Desse modo, ainda que a questão atinente à liberdade de ensinar e ao pluralismo de ideias pudesse ser objeto da competência estadual concorrente para legislar, o Estado, ao exercê-la, usurpou a competência da União para legislar sobre normas gerais, na medida em que, a pretexto de complementar as normas nacionais, estampadas na Lei de Diretrizes e Bases da Educação, regulou a questão de forma conflitante com o que disse a LDB, em evidente violação a seus preceitos. E a competência estadual para suplementar as normas gerais da União não abrange o poder de contrariá-las.


O alcance da Educação segundo a CF/88


Para o STF, a educação assegurada pela Constituição de 1988, segundo seu texto expresso, é aquela capaz de promover o pleno desenvolvimento da pessoa, a sua capacitação para a cidadania, a sua qualificação para o trabalho, bem como o desenvolvimento humanístico do país.

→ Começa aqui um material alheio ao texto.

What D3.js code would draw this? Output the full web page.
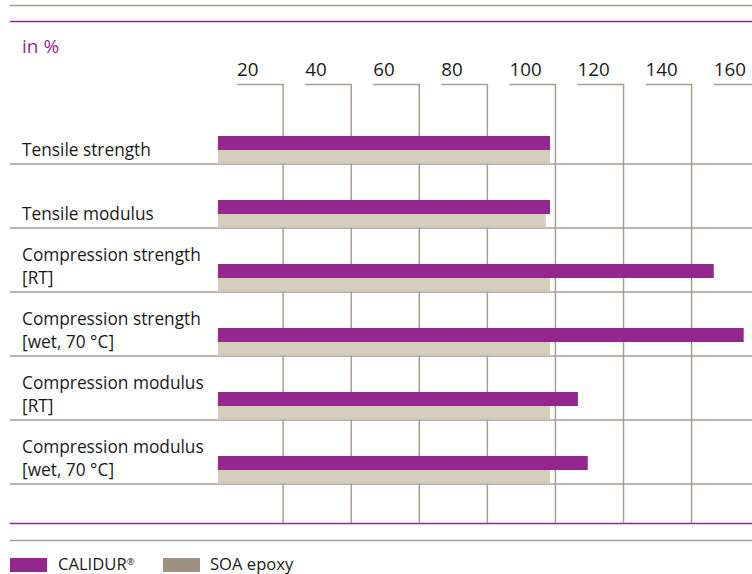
<!DOCTYPE html>
<html>
<head>
<meta charset="utf-8">
<script src="https://cdn.jsdelivr.net/npm/d3@7"></script>
<style>
  body { margin: 0; background: #fff; }
  svg { display: block; font-family: "Open Sans", sans-serif; }
</style>
</head>
<body>
<svg id="chart" width="752" height="574"></svg>
<script>
// data
const categories = [
    ["Tensile strength"],
    ["Tensile modulus"],
    ["Compression strength", "[RT]"],
    ["Compression strength", "[wet, 70 °C]"],
    ["Compression modulus", "[RT]"],
    ["Compression modulus", "[wet, 70 °C]"]
];
const calidur = [98.4, 98.4, 146.5, 155.3, 106.6, 109.5];
const soaEpoxy = [98.4, 97.2, 98.4, 98.4, 98.4, 98.4];
const tickValues = [20, 40, 60, 80, 100, 120, 140, 160];
const seriesNames = ["CALIDUR", "SOA epoxy"];

const purple = "#93278f";
const beige = "#d7cdbf";
const swatchBeige = "#a09282";
const lineGray = "#aa9d92";

const svg = d3.select("#chart");

const x = d3.scaleLinear().domain([0, 160]).range([215, 759.7]);
const keys = categories.map((c, i) => i);
const y = d3.scaleBand().domain(keys).range([100, 484]).padding(0);

// top / bottom rules
const rules = [[5, lineGray], [21, purple], [523, purple], [540, lineGray]];
svg.append("g").selectAll("line")
    .data(rules)
    .enter().append("line")
        .attr("x1", 10).attr("x2", 752)
        .attr("y1", d => d[0] + 0.5).attr("y2", d => d[0] + 0.5)
        .attr("stroke", d => d[1])
        .attr("stroke-width", 1.3);

svg.append("text")
    .attr("x", 22).attr("y", 53)
    .attr("fill", purple)
    .style("font-size", "19px")
    .text("in %");

// row separators
svg.append("g").selectAll("line")
    .data(keys)
    .enter().append("line")
        .attr("x1", 10).attr("x2", 752)
        .attr("y1", d => y(d) + y.bandwidth())
        .attr("y2", d => y(d) + y.bandwidth())
        .attr("stroke", lineGray)
        .attr("stroke-width", 1.5);

// gridlines with their label brackets
const grid = svg.append("g").selectAll("g")
    .data(tickValues)
    .enter().append("g");

grid.append("path")
    .attr("d", d => "M" + (x(d) - 46) + ",84.5H" + x(d) + "V523")
    .attr("fill", "none")
    .attr("stroke", lineGray)
    .attr("stroke-width", 1.5);

grid.append("text")
    .attr("x", d => x(d) - 46)
    .attr("y", 76)
    .attr("fill", "#1a1a1a")
    .style("font-size", "18.8px")
    .text(d => d);

// bars
const barStart = x(0) + 3;
svg.append("g").selectAll("rect")
    .data(keys)
    .enter().append("rect")
        .attr("x", barStart)
        .attr("y", d => y(d) + 36)
        .attr("width", d => x(calidur[d]) - barStart)
        .attr("height", 14)
        .attr("fill", purple);

svg.append("g").selectAll("rect")
    .data(keys)
    .enter().append("rect")
        .attr("x", barStart)
        .attr("y", d => y(d) + 50)
        .attr("width", d => x(soaEpoxy[d]) - barStart)
        .attr("height", 13.5)
        .attr("fill", beige);

// category labels, bottom aligned in each row
const labels = svg.append("g").selectAll("text")
    .data(keys)
    .enter().append("text")
        .attr("fill", "#1a1a1a")
        .style("font-size", "17.3px");

labels.selectAll("tspan")
    .data(d => categories[d].map((t, j) => ({ t: t, j: j, n: categories[d].length, row: d })))
    .enter().append("tspan")
        .attr("x", 22)
        .attr("y", d => y(d.row) + y.bandwidth() - 8.5 - (d.n - 1 - d.j) * 23)
        .text(d => d.t);

// legend
const legend = svg.append("g");
legend.append("rect").attr("x", 10).attr("y", 558).attr("width", 37).attr("height", 14).attr("fill", purple);
const l1 = legend.append("text").attr("x", 58).attr("y", 570).attr("fill", "#1a1a1a").style("font-size", "16.6px");
l1.append("tspan").text(seriesNames[0]);
l1.append("tspan").attr("dy", -5).style("font-size", "9.5px").text("®");
legend.append("rect").attr("x", 163).attr("y", 558).attr("width", 37).attr("height", 14).attr("fill", swatchBeige);
legend.append("text").attr("x", 210).attr("y", 570).attr("fill", "#1a1a1a").style("font-size", "16.6px").text(seriesNames[1]);
</script>
</body>
</html>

Ela assegura, portanto, uma educação emancipadora, que habilite a pessoa para os mais diversos âmbitos da vida, como ser humano, como cidadão, como profissional. Com tal propósito, define as diretrizes que devem ser observadas pelo ensino, a fim de que tal objetivo seja alcançado, dentre elas a já mencionada liberdade de aprender e de ensinar;  o pluralismo de ideias e de concepções pedagógicas; a valorização dos profissionais da educação escolar.


No mesmo sentido, o Pacto Internacional sobre os Direitos Econômicos, Sociais e Culturais e o Protocolo Adicional de São Salvador à Convenção Americana sobre Direitos Humanos reconhecem que a educação deve visar ao pleno desenvolvimento da personalidade humana, à capacitação para a vida em sociedade e à tolerância e, portanto, fortalecer o pluralismo ideológico e as liberdades fundamentais.


A toda evidência, os pais não podem pretender limitar o universo informacional de seus filhos ou impor à escola que não veicule qualquer conteúdo com o qual não estejam de acordo. Esse tipo de providência – expressa no art. 13, § 5º – significa impedir o acesso dos jovens a domínios inteiros da vida, em evidente violação ao pluralismo e ao seu direito de aprender. A educação é, justamente, o acúmulo e o processamento de informações, conhecimentos e ideias que proveem de pontos de vista distintos, experimentados em casa, no contato com amigos, com eventuais grupos religiosos ou com grupos sem religião, com movimentos sociais e, igualmente, na escola.


Nos limites dos demais princípios consagrados na CF/88, o aluno tem direito à educação e o professor tem direito e liberdade de ensinar,  não havendo mais espaço para leis como a do município de Porto Alegre/RS.